Michael Neal obituary

In partnership with his wife Barbara, who taught drama, Michael Neal created a flourishing school for girls as head of Cranborne Chase in Wiltshire
In partnership with his wife Barbara, who taught drama, Michael Neal created a flourishing school for girls as head of Cranborne Chase in Wiltshire Photograph: from family/none

My father, Michael Neal, who has died aged 97, was a housemaster at Eton and then headteacher of Cranborne Chase school for girls in Wiltshire. An educator who listened to the young, he was considered by scores of his pupils to be a kindly, intellectual force for good.

Born in Edgbaston, West Midlands, Michael came from a line of Birmingham button manufacturers on his father’s side, bicycle-makers on his mother’s. He was the son of Margaret (nee Wilson), a nurse, and David Neal, an officer in the first world war, later a chartered accountant; his great-aunt was the suffragette and folk revivalist Mary Neal. Michael relished wartime evacuation from his Birmingham prep school to rural Shropshire; boarding at Winchester less so. He rowed at school, and recalled competing at Henley on the day of the D-day landings.

Joining the Rifle Brigade in 1945, he was posted to Mandatory Palestine with the military police before going to University College, Oxford, to study history. Active in the Oxford University Dramatic Society, he met Barbara Carter while they were acting in plays together. They married in 1952.

His first teaching job was at Dartmouth College, where he taught naval cadets. Rehearsing for the Queen’s Coronation he drove the 1923 Rolls Royce he had recently acquired (for £80) along the harbour front so cadets could practise their saluting. My mother, waving from the back seat, played the monarch.

In 1954, he took up teaching history at Eton and was invited to set up a new geography department from scratch. As commander of the cadet corps, he took boys camping in Wales, a visit that led to our family acquiring Wegnall’s Mill, a water mill near Presteigne, on the Powys-Herefordshire border, which became my parents’ main home.

A teacher of American history and a bibliophile who frequented the library at the US embassy in London, he was invited by the US Information Agency to tour the US in 1965. There, he witnessed the civil rights movement and listened to Martin Luther King, and his outlook on world events changed for good.

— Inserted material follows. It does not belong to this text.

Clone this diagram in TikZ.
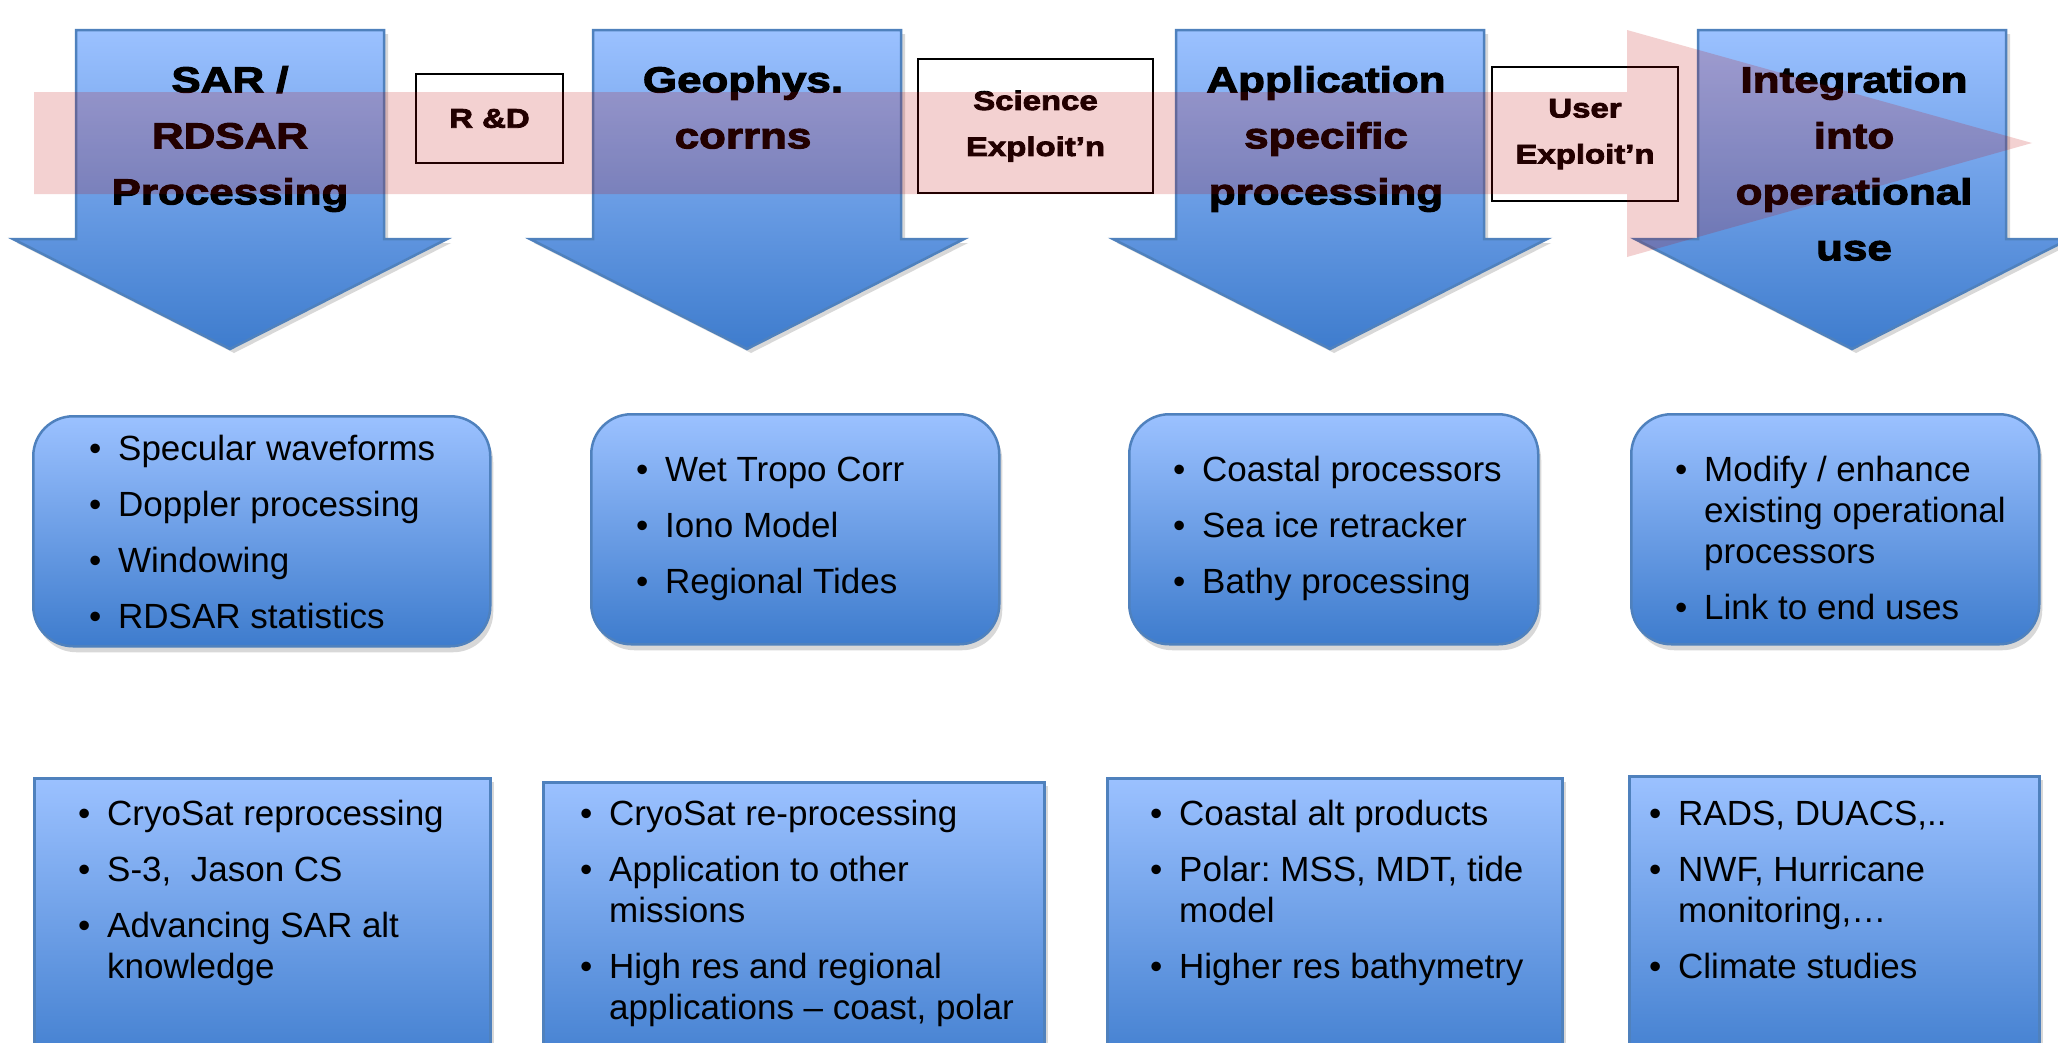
\documentclass[tikz,border=0pt]{standalone}
\usepackage{fontspec}
\setmainfont{Liberation Sans}
\newfontfamily\headfont{Liberation Sans Bold}[FakeStretch=1.22,FakeBold=3]
\usetikzlibrary{shadows}
\frenchspacing
\definecolor{bluetop}{RGB}{155,193,255}
\definecolor{bluebot}{RGB}{62,124,205}
\definecolor{blueedge}{RGB}{79,129,189}
\definecolor{bandred}{RGB}{192,0,0}
\newcommand{\blist}[1]{\begin{tabular}{@{}p{29pt}@{}l@{}}#1\end{tabular}}
\newcommand{\bi}{\textbullet &}
\tikzset{
  bigarrow/.style={draw=blueedge, line width=2.5pt, line join=miter, top color=bluetop, bottom color=bluebot,
    drop shadow={opacity=0.3, shadow xshift=4pt, shadow yshift=-4pt}},
  headtxt/.style={font=\headfont\fontsize{36}{56}\selectfont, align=center, anchor=north, inner sep=0pt},
  smallbox/.style={draw=black, line width=1.5pt, fill=white, align=center, inner sep=0pt,
    font=\headfont\fontsize{27}{46}\selectfont},
  midbox/.style={draw=blueedge, line width=2.5pt, rounded corners=40pt, top color=bluetop, bottom color=bluebot,
    anchor=north west, inner sep=0pt, drop shadow={opacity=0.3, shadow xshift=3pt, shadow yshift=-6pt}},
  botbox/.style={draw=blueedge, line width=2.5pt, top color=bluetop, bottom color=bluebot,
    anchor=north west, inner sep=0pt, drop shadow={opacity=0.3, shadow xshift=4pt, shadow yshift=-4pt}},
  listtxt/.style={anchor=north west, inner sep=0pt, font=\fontsize{35}{41}\selectfont},
  band/.style={fill=bandred, fill opacity=0.18, draw=none}
}
\begin{document}
\begin{tikzpicture}[x=1pt,y=-1pt]
\useasboundingbox (0,0) rectangle (2058,1042);
\fill[white] (0,0) rectangle (2058,1042);
\clip (0,0) rectangle (2058,1042);
% big down arrows
\foreach \c in {230,747,1330,1852}{
  \path[bigarrow] (\c-154,30) -- (\c+154,30) -- (\c+154,239) -- (\c+217,239) -- (\c,349)
     -- (\c-217,239) -- (\c-154,239) -- cycle;
}
% headers
\node[headtxt] (h1) at (230,66) {SAR /\\RDSAR\\Processing};
\node[headtxt] (h2) at (743,66) {Geophys.\\corrns};
\node[headtxt] (h3) at (1326,66) {Application\\specific\\processing};
\node[headtxt] (h4) at (1854,66) {Integration\\into\\operational\\use};
% small boxes
\node[smallbox, minimum width=147pt, minimum height=89pt] (rd) at (489.5,118.5) {R \&D};
\node[smallbox, minimum width=235pt, minimum height=134pt] (sci) at (1035.5,126) {Science\\Exploit’n};
\node[smallbox, minimum width=186pt, minimum height=134pt] (usr) at (1585,134) {User\\Exploit’n};
% translucent red band arrow
\path[band] (34,92) -- (1627,92) -- (1627,30) -- (2032,143) -- (1627,257) -- (1627,194) -- (34,194) -- cycle;
% middle rounded boxes
\node[midbox, minimum width=457pt, minimum height=230pt] (m1) at (32,415) {};
\node[midbox, minimum width=408pt, minimum height=230pt] (m2) at (590,413) {};
\node[midbox, minimum width=409pt, minimum height=230pt] (m3) at (1128,413) {};
\node[midbox, minimum width=408pt, minimum height=230pt] (m4) at (1630,413) {};
% bottom boxes
\node[botbox, minimum width=456pt, minimum height=300pt] (b1) at (33,777) {};
\node[botbox, minimum width=501pt, minimum height=300pt] (b2) at (542,781) {};
\node[botbox, minimum width=455pt, minimum height=300pt] (b3) at (1106,777) {};
\node[botbox, minimum width=410pt, minimum height=300pt] (b4) at (1628,775) {};
% middle texts
\node[listtxt] (t1) at (89,431.3) {\blist{\bi Specular waveforms\\[15pt] \bi Doppler processing\\[15pt] \bi Windowing\\[15pt] \bi RDSAR statistics}};
\node[listtxt] (t2) at (636,452.3) {\blist{\bi Wet Tropo Corr\\[15pt] \bi Iono Model\\[15pt] \bi Regional Tides}};
\node[listtxt] (t3) at (1173,452.3) {\blist{\bi Coastal processors\\[15pt] \bi Sea ice retracker\\[15pt] \bi Bathy processing}};
\node[listtxt] (t4) at (1675,452.3) {\blist{\bi Modify / enhance\\ & existing operational\\ & processors\\[15pt] \bi Link to end uses}};
% bottom texts
\node[listtxt] (u1) at (78,796.3) {\blist{\bi CryoSat reprocessing\\[15pt] \bi S-3,\ \ Jason CS\\[15pt] \bi Advancing SAR alt\\ & knowledge}};
\node[listtxt] (u2) at (580,796.3) {\blist{\bi CryoSat re-processing\\[15pt] \bi Application to other\\ & missions\\[15pt] \bi High res and regional\\ & applications – coast, polar}};
\node[listtxt] (u3) at (1150,796.3) {\blist{\bi Coastal alt products\\[15pt] \bi Polar: MSS, MDT, tide\\ & model\\[15pt] \bi Higher res bathymetry}};
\node[listtxt] (u4) at (1649,796.3) {\blist{\bi RADS, DUACS,..\\[15pt] \bi NWF, Hurricane\\ & monitoring,…\\[15pt] \bi Climate studies}};
\end{tikzpicture}
\end{document}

Michael, who was known throughout his teaching career as “Dapper Neal” to pupils and colleagues alike, left Eton in 1969 to become headteacher of Cranborne Chase school, housed at New Wardour Castle in Wiltshire – the first male head of an independent girls’ school. In partnership with my mother, who taught drama, he created a flourishing and creative school. He would remark that girls were “on the edge of rebelling all the time” and “more courageous than boys at challenging you”.

My parents retired to Wegnall’s Mill in 1983, where they embraced rural life. Michael served on the parish council in the nearby village of Titley for more than 30 years.

Barbara died in 2002. Michael is survived by four children, his sons, Tom and Gub, his daughters, Tab, and me, 13 grandchildren and two great-grandchildren.